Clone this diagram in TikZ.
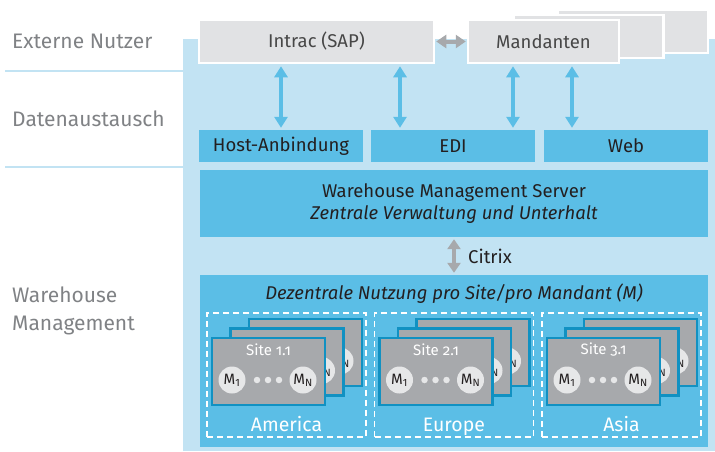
\documentclass[tikz,border=0pt]{standalone}
\usepackage{fontspec}
\setmainfont{Fira Sans}
\usetikzlibrary{arrows.meta}
\definecolor{bgblue}{HTML}{C2E3F3}
\definecolor{barblue}{HTML}{5BBEE6}
\definecolor{cardblue}{HTML}{1191C2}
\definecolor{cardgray}{HTML}{A7A9AC}
\definecolor{boxgray}{HTML}{E1E2E4}
\definecolor{lightgray}{HTML}{E6E7E8}
\definecolor{labelgray}{HTML}{808285}
\definecolor{textdark}{HTML}{231F20}

\begin{document}
\begin{tikzpicture}[x=1pt,y=-1pt,
  every node/.style={font=\fontsize{18.5}{22}\selectfont, text=textdark, inner sep=0pt},
  layer/.style={anchor=west, text=labelgray, align=left, font=\fontsize{21}{28}\selectfont},
  userbox/.style={fill=boxgray, draw=white, line width=2.5pt, minimum height=43pt, text=black!72},
  bar/.style={fill=barblue, minimum width=164pt, minimum height=32pt},
  wide/.style={fill=barblue, minimum width=508pt, align=center},
  regionbox/.style={draw=white, line width=1.4pt, dash pattern=on 6pt off 4pt, minimum width=159pt, minimum height=124pt},
  card/.style={fill=cardgray, draw=cardblue, line width=2.2pt, minimum width=113pt, minimum height=67pt},
  mcircle/.style={circle, fill=lightgray, minimum size=27pt, font=\fontsize{15}{17}\selectfont},
  mdot/.style={circle, fill=lightgray, minimum size=6.5pt},
  bluearrow/.style={draw=barblue, line width=4pt, {Triangle[width=13pt,length=11pt]}-{Triangle[width=13pt,length=11pt]}, shorten <=2pt, shorten >=2pt},
  grayarrow/.style={draw=cardgray, line width=4pt, {Triangle[width=13pt,length=10pt]}-{Triangle[width=13pt,length=10pt]}, shorten <=1pt, shorten >=1pt}]
  \useasboundingbox (0,0) rectangle (715,451);
  \fill[bgblue] (183,39) rectangle (715,451);
  \draw[bgblue, line width=2pt] (5,71) -- (183,71) (5,167) -- (183,167);

  \node[layer] (extern) at (12,41) {Externe Nutzer};
  \node[layer] (daten) at (12,119) {Datenaustausch};
  \node[layer] (wms) at (12,311) {Warehouse\\Management};

  \node[userbox, minimum width=150pt] (mand-3) at (633,31.5) {};
  \node[userbox, minimum width=150pt] (mand-2) at (588.5,36.5) {};
  \node[userbox, minimum width=151pt] (mand) at (543.5,41.5) {Mandanten};
  \node[userbox, minimum width=235pt] (intrac) at (316.5,41.5) {Intrac (SAP)};

  \node[bar] (host) at (281,146) {Host-Anbindung};
  \node[bar] (edi) at (453,146) {EDI};
  \node[bar] (web) at (626,146) {Web};
  \node[wide, minimum height=67pt] (server) at (454,203.5)
    {Warehouse Management Server\\\textit{Zentrale Verwaltung und Unterhalt}};
  \node[wide, minimum height=172pt] (dez) at (454,361) {};
  \node (dez-title) at (454,294) {\textit{Dezentrale Nutzung pro Site/pro Mandant (M)}};

  \draw[grayarrow] (intrac.east) -- (mand.west);
  \draw[bluearrow] (host.north |- intrac.south) -- (host.north);
  \draw[bluearrow] ([xshift=-53pt]edi.north |- intrac.south) -- ([xshift=-53pt]edi.north);
  \draw[bluearrow] ([xshift=60pt]edi.north |- mand.south) -- ([xshift=60pt]edi.north);
  \draw[bluearrow] ([xshift=-54pt]web.north |- mand.south) -- ([xshift=-54pt]web.north);
  \draw[grayarrow, shorten <=2pt, shorten >=2pt] (server.south) -- (dez.north);
  \node[anchor=west] (citrix) at (468,256) {Citrix};

  \foreach \nm [count=\i] in {America,Europe,Asia}{
    \pgfmathsetmacro\xx{207+(\i-1)*167.5}
    \node[regionbox] (reg-\i) at (\xx+79.5,375) {};
    \foreach \k in {2,1,0}{
      \node[card] (site-\i-\k) at (\xx+61.5+18.5*\k,371.5-9.5*\k) {};
      \node[mcircle] (mn-\i-\k) at ([xshift=34.5pt,yshift=-8.5pt]site-\i-\k.center) {M\textsubscript{N}};
    }
    \node[mcircle] (m1-\i) at ([xshift=-36.5pt,yshift=-8.5pt]site-\i-0.center) {M\textsubscript{1}};
    \foreach \d [count=\j] in {-11.5,-0.5,10.5}
      \node[mdot] (dot-\i-\j) at ([xshift=\d pt,yshift=-8.5pt]site-\i-0.center) {};
    \node[text=white, font=\fontsize{15}{17}\selectfont\addfontfeatures{Numbers=OldStyle}] (site-lab-\i)
      at ([yshift=21.5pt]site-\i-0.center) {Site \i.1};
    \node[anchor=base, text=white, font=\fontsize{19.5}{22}\selectfont] (reg-lab-\i) at (\xx+79.5,431) {\nm};
  }
\end{tikzpicture}
\end{document}
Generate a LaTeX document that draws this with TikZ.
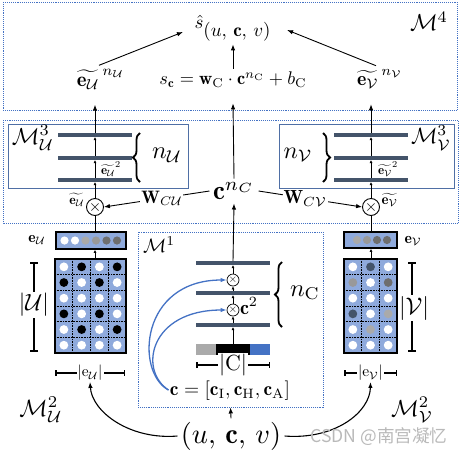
# # # # #
EXERCISE DESCRIPTION - Search the data for "this". Copy every line that has it.

EXERCISE ANSWER -
Clone this diagram in TikZ.
Generate a LaTeX document that draws this with TikZ.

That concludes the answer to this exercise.